:: Dataset excerpt ::
^^^^
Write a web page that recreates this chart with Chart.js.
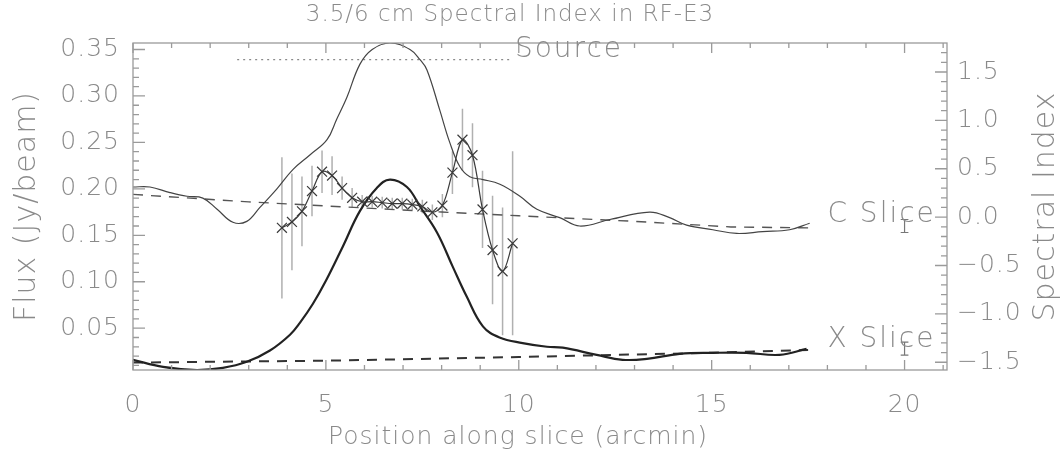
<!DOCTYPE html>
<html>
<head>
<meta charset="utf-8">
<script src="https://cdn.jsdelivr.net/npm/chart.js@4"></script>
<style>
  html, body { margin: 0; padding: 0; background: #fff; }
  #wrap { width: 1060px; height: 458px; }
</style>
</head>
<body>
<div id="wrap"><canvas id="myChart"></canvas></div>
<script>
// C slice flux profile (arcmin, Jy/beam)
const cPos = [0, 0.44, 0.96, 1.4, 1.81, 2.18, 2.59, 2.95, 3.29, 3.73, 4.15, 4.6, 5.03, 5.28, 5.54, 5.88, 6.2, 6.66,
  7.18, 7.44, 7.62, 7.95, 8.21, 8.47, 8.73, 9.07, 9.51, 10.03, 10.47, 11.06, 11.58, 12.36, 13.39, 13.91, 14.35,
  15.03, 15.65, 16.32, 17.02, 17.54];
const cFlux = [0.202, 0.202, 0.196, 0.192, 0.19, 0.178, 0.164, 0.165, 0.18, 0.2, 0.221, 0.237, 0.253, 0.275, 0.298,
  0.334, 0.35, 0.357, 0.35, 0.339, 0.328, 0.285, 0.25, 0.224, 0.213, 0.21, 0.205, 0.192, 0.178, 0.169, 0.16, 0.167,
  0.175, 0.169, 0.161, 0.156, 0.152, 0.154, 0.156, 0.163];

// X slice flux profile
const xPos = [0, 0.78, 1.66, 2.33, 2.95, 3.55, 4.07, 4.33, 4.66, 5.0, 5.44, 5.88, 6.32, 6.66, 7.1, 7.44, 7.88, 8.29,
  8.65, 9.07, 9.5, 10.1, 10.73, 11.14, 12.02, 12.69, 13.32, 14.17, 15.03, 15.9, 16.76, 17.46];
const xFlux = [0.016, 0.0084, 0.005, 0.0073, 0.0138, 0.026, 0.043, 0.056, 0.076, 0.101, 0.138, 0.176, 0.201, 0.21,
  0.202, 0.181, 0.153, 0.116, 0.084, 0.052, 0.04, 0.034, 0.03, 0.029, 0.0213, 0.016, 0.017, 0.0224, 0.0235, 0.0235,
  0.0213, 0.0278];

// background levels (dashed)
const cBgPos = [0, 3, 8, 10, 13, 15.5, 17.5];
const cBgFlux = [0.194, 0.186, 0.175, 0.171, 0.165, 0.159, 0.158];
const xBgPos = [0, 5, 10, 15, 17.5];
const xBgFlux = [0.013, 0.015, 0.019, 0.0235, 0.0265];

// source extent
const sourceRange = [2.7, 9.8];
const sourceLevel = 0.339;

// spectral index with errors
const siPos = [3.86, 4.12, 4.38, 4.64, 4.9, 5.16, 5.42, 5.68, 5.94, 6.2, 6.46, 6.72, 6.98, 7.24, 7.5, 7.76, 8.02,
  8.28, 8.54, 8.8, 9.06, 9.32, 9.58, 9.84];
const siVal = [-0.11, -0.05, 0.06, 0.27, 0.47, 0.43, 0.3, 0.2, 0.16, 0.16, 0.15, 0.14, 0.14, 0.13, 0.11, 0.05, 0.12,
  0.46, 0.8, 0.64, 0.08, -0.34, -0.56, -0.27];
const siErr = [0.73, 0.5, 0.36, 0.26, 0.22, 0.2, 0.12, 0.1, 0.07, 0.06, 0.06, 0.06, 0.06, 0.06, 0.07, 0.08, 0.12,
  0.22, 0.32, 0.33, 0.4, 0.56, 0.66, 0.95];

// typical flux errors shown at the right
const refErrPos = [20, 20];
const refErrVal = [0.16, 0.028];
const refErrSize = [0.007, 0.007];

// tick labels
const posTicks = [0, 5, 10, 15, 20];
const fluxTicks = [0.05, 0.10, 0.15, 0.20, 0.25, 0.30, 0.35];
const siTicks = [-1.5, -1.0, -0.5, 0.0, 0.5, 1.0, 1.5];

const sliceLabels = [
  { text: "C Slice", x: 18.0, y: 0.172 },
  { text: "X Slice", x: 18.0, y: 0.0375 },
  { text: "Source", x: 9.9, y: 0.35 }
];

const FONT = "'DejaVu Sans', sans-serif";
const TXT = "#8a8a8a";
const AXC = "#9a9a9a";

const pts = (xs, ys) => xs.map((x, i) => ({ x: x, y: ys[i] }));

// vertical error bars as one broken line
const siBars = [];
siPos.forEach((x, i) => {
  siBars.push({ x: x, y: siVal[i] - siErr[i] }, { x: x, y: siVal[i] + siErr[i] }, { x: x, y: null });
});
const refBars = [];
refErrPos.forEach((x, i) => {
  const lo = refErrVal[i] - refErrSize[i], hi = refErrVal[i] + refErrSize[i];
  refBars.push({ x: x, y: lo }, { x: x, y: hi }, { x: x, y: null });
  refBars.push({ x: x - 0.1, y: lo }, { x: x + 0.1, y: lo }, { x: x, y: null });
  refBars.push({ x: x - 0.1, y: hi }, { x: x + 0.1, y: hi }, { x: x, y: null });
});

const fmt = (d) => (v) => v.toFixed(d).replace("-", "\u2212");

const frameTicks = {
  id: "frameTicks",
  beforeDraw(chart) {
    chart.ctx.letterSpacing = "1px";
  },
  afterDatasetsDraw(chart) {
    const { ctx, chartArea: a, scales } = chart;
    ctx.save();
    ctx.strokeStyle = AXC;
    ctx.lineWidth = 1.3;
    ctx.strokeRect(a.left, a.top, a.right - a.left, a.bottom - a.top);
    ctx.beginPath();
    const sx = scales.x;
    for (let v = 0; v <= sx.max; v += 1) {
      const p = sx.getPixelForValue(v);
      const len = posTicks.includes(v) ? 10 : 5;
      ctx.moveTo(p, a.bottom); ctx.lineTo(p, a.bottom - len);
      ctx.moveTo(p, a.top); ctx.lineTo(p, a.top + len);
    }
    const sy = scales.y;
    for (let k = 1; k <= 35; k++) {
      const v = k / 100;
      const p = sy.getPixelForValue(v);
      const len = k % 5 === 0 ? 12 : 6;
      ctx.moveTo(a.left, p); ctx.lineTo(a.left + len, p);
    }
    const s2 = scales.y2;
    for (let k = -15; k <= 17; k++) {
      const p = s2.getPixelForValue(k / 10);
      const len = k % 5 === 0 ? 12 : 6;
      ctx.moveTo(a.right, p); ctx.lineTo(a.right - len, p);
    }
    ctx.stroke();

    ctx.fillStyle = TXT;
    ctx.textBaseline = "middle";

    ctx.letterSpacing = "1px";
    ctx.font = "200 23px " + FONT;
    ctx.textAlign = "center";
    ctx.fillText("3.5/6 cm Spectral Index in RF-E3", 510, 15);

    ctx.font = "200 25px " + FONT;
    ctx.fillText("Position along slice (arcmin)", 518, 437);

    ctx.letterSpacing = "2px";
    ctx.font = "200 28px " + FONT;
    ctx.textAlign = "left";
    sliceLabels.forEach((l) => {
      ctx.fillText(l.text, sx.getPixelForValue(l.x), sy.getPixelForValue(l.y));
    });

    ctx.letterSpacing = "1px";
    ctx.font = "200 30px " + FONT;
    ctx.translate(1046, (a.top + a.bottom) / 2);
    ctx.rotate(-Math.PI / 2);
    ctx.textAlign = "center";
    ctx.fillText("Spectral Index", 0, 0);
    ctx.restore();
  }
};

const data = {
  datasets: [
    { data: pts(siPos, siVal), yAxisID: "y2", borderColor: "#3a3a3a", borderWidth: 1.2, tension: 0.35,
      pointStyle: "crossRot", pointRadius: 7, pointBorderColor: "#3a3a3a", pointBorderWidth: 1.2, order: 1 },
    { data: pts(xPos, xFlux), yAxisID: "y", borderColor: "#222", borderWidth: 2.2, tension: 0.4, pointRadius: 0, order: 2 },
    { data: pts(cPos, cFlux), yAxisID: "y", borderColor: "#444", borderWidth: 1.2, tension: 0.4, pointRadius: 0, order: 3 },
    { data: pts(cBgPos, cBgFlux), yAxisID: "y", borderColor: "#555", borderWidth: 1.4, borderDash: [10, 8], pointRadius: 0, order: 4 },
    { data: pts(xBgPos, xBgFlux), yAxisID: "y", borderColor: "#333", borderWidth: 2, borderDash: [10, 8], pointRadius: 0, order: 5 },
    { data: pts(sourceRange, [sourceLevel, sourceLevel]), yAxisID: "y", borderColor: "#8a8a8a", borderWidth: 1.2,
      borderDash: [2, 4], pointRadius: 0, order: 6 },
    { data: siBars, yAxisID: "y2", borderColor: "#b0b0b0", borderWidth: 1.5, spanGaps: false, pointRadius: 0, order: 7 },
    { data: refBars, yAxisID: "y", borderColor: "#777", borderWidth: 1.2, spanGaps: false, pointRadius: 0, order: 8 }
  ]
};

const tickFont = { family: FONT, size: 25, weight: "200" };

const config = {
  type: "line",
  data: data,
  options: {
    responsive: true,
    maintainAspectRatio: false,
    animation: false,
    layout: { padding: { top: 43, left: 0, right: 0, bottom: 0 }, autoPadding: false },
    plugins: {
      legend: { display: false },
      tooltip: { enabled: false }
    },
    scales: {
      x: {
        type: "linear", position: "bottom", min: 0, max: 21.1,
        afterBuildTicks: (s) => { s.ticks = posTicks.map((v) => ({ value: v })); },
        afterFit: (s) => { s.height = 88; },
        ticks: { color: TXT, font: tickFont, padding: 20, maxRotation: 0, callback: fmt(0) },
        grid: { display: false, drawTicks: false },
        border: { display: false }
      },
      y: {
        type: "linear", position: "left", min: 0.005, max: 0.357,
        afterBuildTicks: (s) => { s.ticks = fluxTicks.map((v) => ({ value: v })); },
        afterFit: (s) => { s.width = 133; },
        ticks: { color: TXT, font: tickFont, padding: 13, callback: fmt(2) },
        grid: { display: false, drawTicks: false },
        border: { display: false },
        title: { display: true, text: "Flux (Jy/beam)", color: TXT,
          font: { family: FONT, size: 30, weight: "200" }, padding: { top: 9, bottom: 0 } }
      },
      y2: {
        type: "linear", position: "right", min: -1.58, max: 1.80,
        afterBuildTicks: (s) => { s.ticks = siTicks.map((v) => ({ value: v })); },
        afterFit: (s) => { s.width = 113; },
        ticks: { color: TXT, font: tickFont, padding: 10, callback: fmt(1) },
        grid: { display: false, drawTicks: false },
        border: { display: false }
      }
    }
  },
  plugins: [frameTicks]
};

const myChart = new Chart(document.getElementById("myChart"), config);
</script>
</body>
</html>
^^^^
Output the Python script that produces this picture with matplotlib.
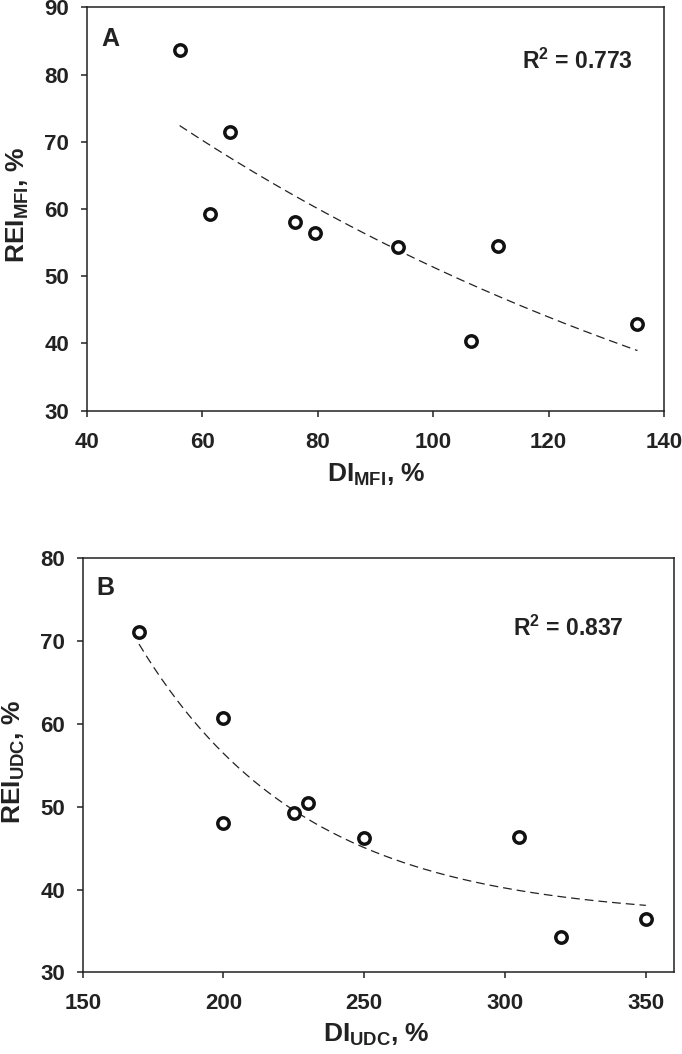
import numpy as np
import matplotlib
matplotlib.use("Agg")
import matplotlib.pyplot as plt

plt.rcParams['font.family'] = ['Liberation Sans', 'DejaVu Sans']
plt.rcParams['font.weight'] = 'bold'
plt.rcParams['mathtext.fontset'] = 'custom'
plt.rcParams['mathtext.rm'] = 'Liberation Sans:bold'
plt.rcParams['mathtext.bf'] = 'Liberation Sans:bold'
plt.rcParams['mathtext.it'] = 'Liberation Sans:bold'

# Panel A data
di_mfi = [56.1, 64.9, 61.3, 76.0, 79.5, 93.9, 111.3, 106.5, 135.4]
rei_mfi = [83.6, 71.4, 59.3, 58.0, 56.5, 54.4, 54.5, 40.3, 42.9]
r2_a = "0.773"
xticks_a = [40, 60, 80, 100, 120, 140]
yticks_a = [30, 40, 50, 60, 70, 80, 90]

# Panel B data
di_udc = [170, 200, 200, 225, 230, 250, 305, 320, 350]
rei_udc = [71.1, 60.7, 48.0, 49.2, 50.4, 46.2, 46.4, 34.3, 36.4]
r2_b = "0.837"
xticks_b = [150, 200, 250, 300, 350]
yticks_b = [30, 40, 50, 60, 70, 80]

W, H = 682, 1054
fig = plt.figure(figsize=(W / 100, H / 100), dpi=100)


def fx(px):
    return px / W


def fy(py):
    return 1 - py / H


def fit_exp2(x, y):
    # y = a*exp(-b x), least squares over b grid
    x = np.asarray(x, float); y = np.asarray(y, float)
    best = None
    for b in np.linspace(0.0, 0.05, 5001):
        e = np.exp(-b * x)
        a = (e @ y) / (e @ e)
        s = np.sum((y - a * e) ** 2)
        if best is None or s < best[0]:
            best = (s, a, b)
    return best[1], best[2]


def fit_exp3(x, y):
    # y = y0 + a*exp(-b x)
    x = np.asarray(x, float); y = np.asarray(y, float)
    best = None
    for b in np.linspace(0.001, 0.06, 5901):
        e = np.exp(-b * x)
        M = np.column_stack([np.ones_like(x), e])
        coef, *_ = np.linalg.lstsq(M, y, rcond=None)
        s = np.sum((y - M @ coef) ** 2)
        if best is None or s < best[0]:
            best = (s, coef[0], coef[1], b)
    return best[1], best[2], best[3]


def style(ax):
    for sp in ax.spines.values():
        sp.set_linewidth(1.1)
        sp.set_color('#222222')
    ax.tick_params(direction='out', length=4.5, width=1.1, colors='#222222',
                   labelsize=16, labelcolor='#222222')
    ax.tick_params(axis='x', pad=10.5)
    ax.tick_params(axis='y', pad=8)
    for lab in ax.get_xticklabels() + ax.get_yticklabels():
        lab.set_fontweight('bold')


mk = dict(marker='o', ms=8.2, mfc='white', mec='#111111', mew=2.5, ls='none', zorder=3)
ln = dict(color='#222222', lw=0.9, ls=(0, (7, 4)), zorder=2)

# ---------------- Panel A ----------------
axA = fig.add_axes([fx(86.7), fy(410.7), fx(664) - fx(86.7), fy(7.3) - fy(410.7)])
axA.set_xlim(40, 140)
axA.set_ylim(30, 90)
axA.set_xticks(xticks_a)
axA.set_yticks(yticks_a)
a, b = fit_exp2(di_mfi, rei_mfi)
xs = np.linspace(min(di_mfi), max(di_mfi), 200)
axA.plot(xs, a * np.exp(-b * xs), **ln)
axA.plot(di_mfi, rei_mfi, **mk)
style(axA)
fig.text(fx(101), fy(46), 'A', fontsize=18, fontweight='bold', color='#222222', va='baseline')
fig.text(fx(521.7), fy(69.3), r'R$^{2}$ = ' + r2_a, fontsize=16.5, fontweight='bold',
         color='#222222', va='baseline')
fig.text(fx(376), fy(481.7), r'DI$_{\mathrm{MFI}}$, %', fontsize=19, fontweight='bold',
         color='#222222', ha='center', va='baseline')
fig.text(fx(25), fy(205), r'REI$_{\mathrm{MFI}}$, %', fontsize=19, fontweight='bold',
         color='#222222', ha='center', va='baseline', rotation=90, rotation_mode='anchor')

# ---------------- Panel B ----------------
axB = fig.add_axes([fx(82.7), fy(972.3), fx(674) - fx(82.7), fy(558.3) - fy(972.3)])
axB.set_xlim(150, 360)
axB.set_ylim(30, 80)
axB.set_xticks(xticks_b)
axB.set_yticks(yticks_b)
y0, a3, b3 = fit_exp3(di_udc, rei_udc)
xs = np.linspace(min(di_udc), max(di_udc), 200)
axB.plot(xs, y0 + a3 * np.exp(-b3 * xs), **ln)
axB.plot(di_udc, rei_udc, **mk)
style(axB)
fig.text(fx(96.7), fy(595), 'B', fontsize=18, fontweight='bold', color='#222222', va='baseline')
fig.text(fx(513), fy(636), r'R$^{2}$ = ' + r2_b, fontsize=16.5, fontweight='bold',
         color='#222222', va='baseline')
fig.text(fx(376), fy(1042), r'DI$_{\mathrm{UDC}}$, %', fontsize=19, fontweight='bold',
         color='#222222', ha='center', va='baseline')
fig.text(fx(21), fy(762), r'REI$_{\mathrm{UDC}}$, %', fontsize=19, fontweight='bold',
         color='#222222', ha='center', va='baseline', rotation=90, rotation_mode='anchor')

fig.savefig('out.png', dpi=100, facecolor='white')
^^^^
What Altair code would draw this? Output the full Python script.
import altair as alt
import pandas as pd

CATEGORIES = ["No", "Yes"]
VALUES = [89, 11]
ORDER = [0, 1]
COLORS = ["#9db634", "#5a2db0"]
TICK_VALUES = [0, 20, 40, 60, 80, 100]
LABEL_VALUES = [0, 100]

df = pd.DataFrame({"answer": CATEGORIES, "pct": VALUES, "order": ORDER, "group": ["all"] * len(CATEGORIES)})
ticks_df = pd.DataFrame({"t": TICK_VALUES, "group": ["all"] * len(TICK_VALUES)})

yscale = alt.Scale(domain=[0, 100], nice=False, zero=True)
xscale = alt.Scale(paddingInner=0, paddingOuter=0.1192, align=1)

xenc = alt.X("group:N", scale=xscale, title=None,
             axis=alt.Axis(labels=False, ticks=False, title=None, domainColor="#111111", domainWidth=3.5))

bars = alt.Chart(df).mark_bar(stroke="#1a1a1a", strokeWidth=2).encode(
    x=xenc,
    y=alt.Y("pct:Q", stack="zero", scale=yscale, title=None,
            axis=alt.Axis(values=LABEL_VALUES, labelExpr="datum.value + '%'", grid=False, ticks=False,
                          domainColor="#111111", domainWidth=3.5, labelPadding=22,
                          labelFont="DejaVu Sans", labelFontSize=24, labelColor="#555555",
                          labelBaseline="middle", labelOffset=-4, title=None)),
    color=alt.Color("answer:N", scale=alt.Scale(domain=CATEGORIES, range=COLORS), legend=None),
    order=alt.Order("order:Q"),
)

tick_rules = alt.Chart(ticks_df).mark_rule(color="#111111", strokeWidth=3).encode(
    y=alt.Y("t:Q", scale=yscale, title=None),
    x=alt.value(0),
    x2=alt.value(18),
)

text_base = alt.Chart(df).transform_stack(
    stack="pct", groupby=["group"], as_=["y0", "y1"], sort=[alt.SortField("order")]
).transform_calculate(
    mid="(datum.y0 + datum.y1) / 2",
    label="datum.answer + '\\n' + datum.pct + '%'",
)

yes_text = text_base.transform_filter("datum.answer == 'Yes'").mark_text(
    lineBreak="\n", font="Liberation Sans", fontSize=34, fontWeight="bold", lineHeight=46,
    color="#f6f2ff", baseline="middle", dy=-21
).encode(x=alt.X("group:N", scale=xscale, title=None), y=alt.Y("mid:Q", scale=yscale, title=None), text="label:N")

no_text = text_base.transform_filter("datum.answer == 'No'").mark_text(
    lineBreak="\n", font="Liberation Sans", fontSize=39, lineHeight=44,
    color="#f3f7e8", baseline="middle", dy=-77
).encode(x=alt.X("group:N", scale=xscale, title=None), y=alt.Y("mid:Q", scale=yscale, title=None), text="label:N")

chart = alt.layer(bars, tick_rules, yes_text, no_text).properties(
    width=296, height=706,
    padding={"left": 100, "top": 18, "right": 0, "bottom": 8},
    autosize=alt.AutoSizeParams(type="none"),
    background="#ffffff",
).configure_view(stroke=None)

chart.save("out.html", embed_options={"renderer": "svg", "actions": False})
^^^^
:: Work to be completed ::
Above are the records. Copy only the lines from the one with "Write a web" through the one with "const sourceLevel = 0.339;", exactly, with no pictures.

:: Final result ::
Write a web page that recreates this chart with Chart.js.
<!DOCTYPE html>
<html>
<head>
<meta charset="utf-8">
<script src="https://cdn.jsdelivr.net/npm/chart.js@4"></script>
<style>
  html, body { margin: 0; padding: 0; background: #fff; }
  #wrap { width: 1060px; height: 458px; }
</style>
</head>
<body>
<div id="wrap"><canvas id="myChart"></canvas></div>
<script>
// C slice flux profile (arcmin, Jy/beam)
const cPos = [0, 0.44, 0.96, 1.4, 1.81, 2.18, 2.59, 2.95, 3.29, 3.73, 4.15, 4.6, 5.03, 5.28, 5.54, 5.88, 6.2, 6.66,
  7.18, 7.44, 7.62, 7.95, 8.21, 8.47, 8.73, 9.07, 9.51, 10.03, 10.47, 11.06, 11.58, 12.36, 13.39, 13.91, 14.35,
  15.03, 15.65, 16.32, 17.02, 17.54];
const cFlux = [0.202, 0.202, 0.196, 0.192, 0.19, 0.178, 0.164, 0.165, 0.18, 0.2, 0.221, 0.237, 0.253, 0.275, 0.298,
  0.334, 0.35, 0.357, 0.35, 0.339, 0.328, 0.285, 0.25, 0.224, 0.213, 0.21, 0.205, 0.192, 0.178, 0.169, 0.16, 0.167,
  0.175, 0.169, 0.161, 0.156, 0.152, 0.154, 0.156, 0.163];

// X slice flux profile
const xPos = [0, 0.78, 1.66, 2.33, 2.95, 3.55, 4.07, 4.33, 4.66, 5.0, 5.44, 5.88, 6.32, 6.66, 7.1, 7.44, 7.88, 8.29,
  8.65, 9.07, 9.5, 10.1, 10.73, 11.14, 12.02, 12.69, 13.32, 14.17, 15.03, 15.9, 16.76, 17.46];
const xFlux = [0.016, 0.0084, 0.005, 0.0073, 0.0138, 0.026, 0.043, 0.056, 0.076, 0.101, 0.138, 0.176, 0.201, 0.21,
  0.202, 0.181, 0.153, 0.116, 0.084, 0.052, 0.04, 0.034, 0.03, 0.029, 0.0213, 0.016, 0.017, 0.0224, 0.0235, 0.0235,
  0.0213, 0.0278];

// background levels (dashed)
const cBgPos = [0, 3, 8, 10, 13, 15.5, 17.5];
const cBgFlux = [0.194, 0.186, 0.175, 0.171, 0.165, 0.159, 0.158];
const xBgPos = [0, 5, 10, 15, 17.5];
const xBgFlux = [0.013, 0.015, 0.019, 0.0235, 0.0265];

// source extent
const sourceRange = [2.7, 9.8];
const sourceLevel = 0.339;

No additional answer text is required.